:: EXERCISE DESCRIPTION ::
Reproduce, character for character, the lines below from the first through the one with "return 1 - py / H". Leave pictures out.

Stored entries:
++++++++++++++++++++

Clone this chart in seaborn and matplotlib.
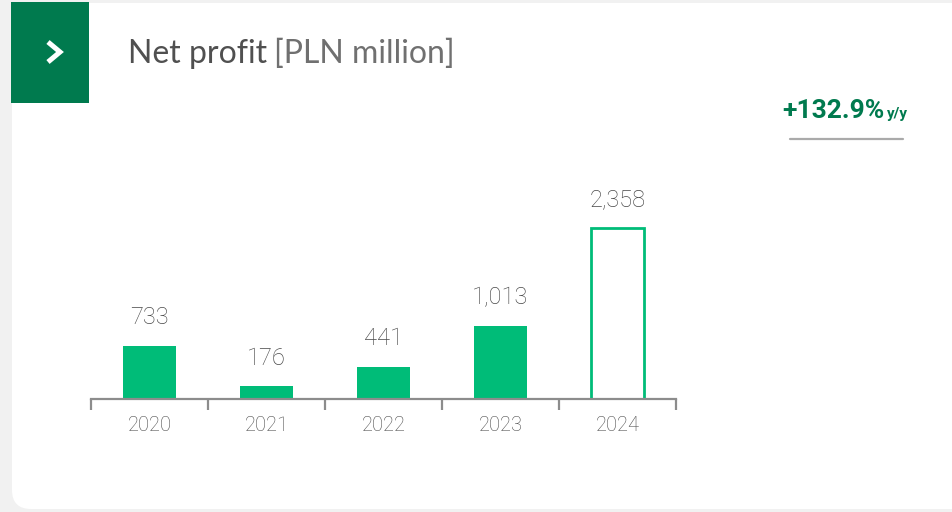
import matplotlib
matplotlib.use("Agg")
import matplotlib.pyplot as plt
from matplotlib.patches import FancyBboxPatch, Rectangle
from matplotlib.lines import Line2D
import seaborn as sns
import pandas as pd

years = ["2020", "2021", "2022", "2023", "2024"]
net_profit = [733, 176, 441, 1013, 2358]
value_labels = ["733", "176", "441", "1,013", "2,358"]
title_main = "Net profit"
title_unit = "[PLN million]"
change_text = "+132.9%"
change_unit = "y/y"

W, H = 953, 512
DPI = 100
BAR = "#00bc78"
DARK = "#007a4e"
GRAY_TXT = "#484848"

sns.set_theme(style="white")
plt.rcParams["font.family"] = ["Lato", "DejaVu Sans"]

fig = plt.figure(figsize=(W / DPI, H / DPI), dpi=DPI, facecolor="#f1f1f1")

def fx(px):
    return px / W

def fy(py):
    return 1 - py / H

# white card with rounded corners
card = FancyBboxPatch((fx(12), fy(509)), fx(1000) - fx(12), fy(3) - fy(509),
                      boxstyle="round,pad=0,rounding_size=0.02",
                      transform=fig.transFigure, facecolor="white",
                      edgecolor="none", zorder=-5, mutation_aspect=W / H)
fig.patches.append(card)

# green square with chevron
sq = Rectangle((fx(11), fy(103)), fx(89) - fx(11), fy(2) - fy(103),
               transform=fig.transFigure, facecolor=DARK, edgecolor="none", zorder=-4)
fig.patches.append(sq)
chev = Line2D([fx(48), fx(60), fx(48)], [fy(42), fy(52), fy(62)],
              transform=fig.transFigure, color="white", linewidth=3.6,
              solid_capstyle="butt", solid_joinstyle="miter", zorder=2)
fig.lines.append(chev)

# title
t1 = fig.text(fx(128), fy(54), title_main, fontsize=23, color="#505050",
              fontfamily=["Lato", "DejaVu Sans"], fontweight="normal", va="center", ha="left")
fig.canvas.draw()
bb = t1.get_window_extent()
fig.text((bb.x1 + 7) / W, fy(54), title_unit, fontsize=23, color="#707070",
         fontfamily=["Lato", "DejaVu Sans"], fontweight="normal", va="center", ha="left")

# y/y change
t2 = fig.text(fx(782), fy(118), change_text, fontsize=19, color=DARK,
              fontfamily=["Roboto", "DejaVu Sans"], fontweight="bold", va="baseline", ha="left")
fig.canvas.draw()
bb2 = t2.get_window_extent()
fig.text((bb2.x1 + 3) / W, fy(118), change_unit, fontsize=11, color=DARK,
         fontfamily=["Roboto", "DejaVu Sans"], fontweight="bold", va="baseline", ha="left")
fig.lines.append(Line2D([fx(790), fx(903)], [fy(139), fy(139)], transform=fig.transFigure,
                        color="#aaaaaa", linewidth=1.6))

# bar chart
ymax = 3000
top_px = 399 - ymax * 171 / 2358
ax = fig.add_axes([fx(91), fy(399), fx(676) - fx(91), (399 - top_px) / H])
ax.set_facecolor("none")

df = pd.DataFrame({"year": years, "value": net_profit})
sns.barplot(data=df, x="year", y="value", color=BAR, saturation=1, width=0.45, ax=ax)

patches = ax.patches
last = patches[-1]
last.set_facecolor("white")
last.set_edgecolor(BAR)
last.set_linewidth(2)
for p in patches[:-1]:
    p.set_edgecolor("none")

for p, lab in zip(patches, value_labels):
    ax.annotate(lab, (p.get_x() + p.get_width() / 2, p.get_height()),
                xytext=(0, 12), textcoords="offset points", ha="center", va="bottom",
                fontsize=17, color=GRAY_TXT, fontfamily=["Roboto", "DejaVu Sans"],
                fontweight="light")

ax.set_xlim(-0.5, len(years) - 0.5)
ax.set_ylim(0, ymax)
ax.set_xlabel("")
ax.set_ylabel("")
ax.set_yticks([])
for s in ["top", "right", "left"]:
    ax.spines[s].set_visible(False)
ax.spines["bottom"].set_color("#8c8c8c")
ax.spines["bottom"].set_linewidth(1.6)
ax.spines["bottom"].set_zorder(5)

ax.set_xticks(range(len(years)))
ax.set_xticklabels(years)
ax.set_xticks([i - 0.5 for i in range(len(years) + 1)], minor=True)
ax.tick_params(axis="x", which="major", bottom=False, length=0, pad=12, labelsize=14.5,
               labelcolor="#4a4a4a")
ax.tick_params(axis="x", which="minor", bottom=True, length=8, width=1.6, color="#8c8c8c",
               direction="out")
for lbl in ax.get_xticklabels():
    lbl.set_fontfamily(["Roboto", "DejaVu Sans"])
    lbl.set_fontweight("light")

fig.savefig("out.png", dpi=DPI, facecolor=fig.get_facecolor())
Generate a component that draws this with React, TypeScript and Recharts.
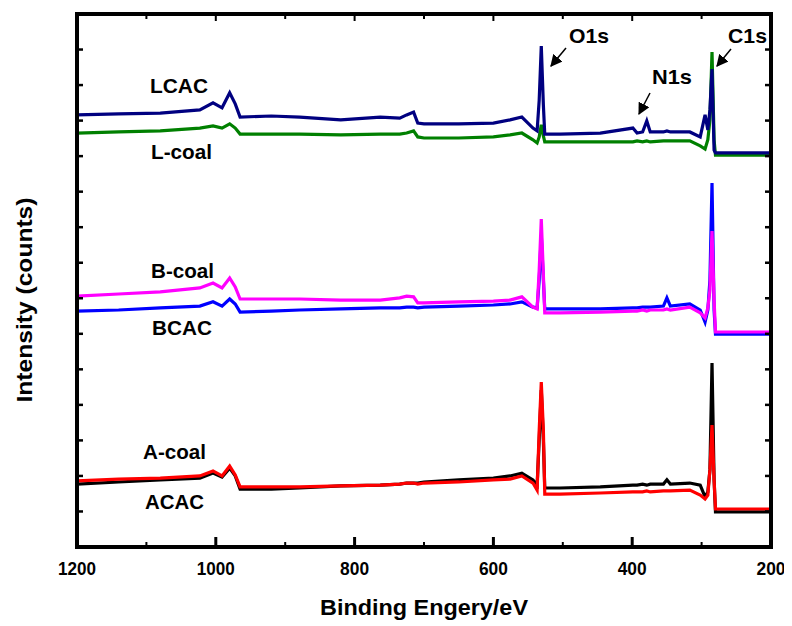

++++++++++++++++++++

:: WORKED ANSWER ::
Clone this chart in seaborn and matplotlib.
import matplotlib
matplotlib.use("Agg")
import matplotlib.pyplot as plt
from matplotlib.patches import FancyBboxPatch, Rectangle
from matplotlib.lines import Line2D
import seaborn as sns
import pandas as pd

years = ["2020", "2021", "2022", "2023", "2024"]
net_profit = [733, 176, 441, 1013, 2358]
value_labels = ["733", "176", "441", "1,013", "2,358"]
title_main = "Net profit"
title_unit = "[PLN million]"
change_text = "+132.9%"
change_unit = "y/y"

W, H = 953, 512
DPI = 100
BAR = "#00bc78"
DARK = "#007a4e"
GRAY_TXT = "#484848"

sns.set_theme(style="white")
plt.rcParams["font.family"] = ["Lato", "DejaVu Sans"]

fig = plt.figure(figsize=(W / DPI, H / DPI), dpi=DPI, facecolor="#f1f1f1")

def fx(px):
    return px / W

def fy(py):
    return 1 - py / H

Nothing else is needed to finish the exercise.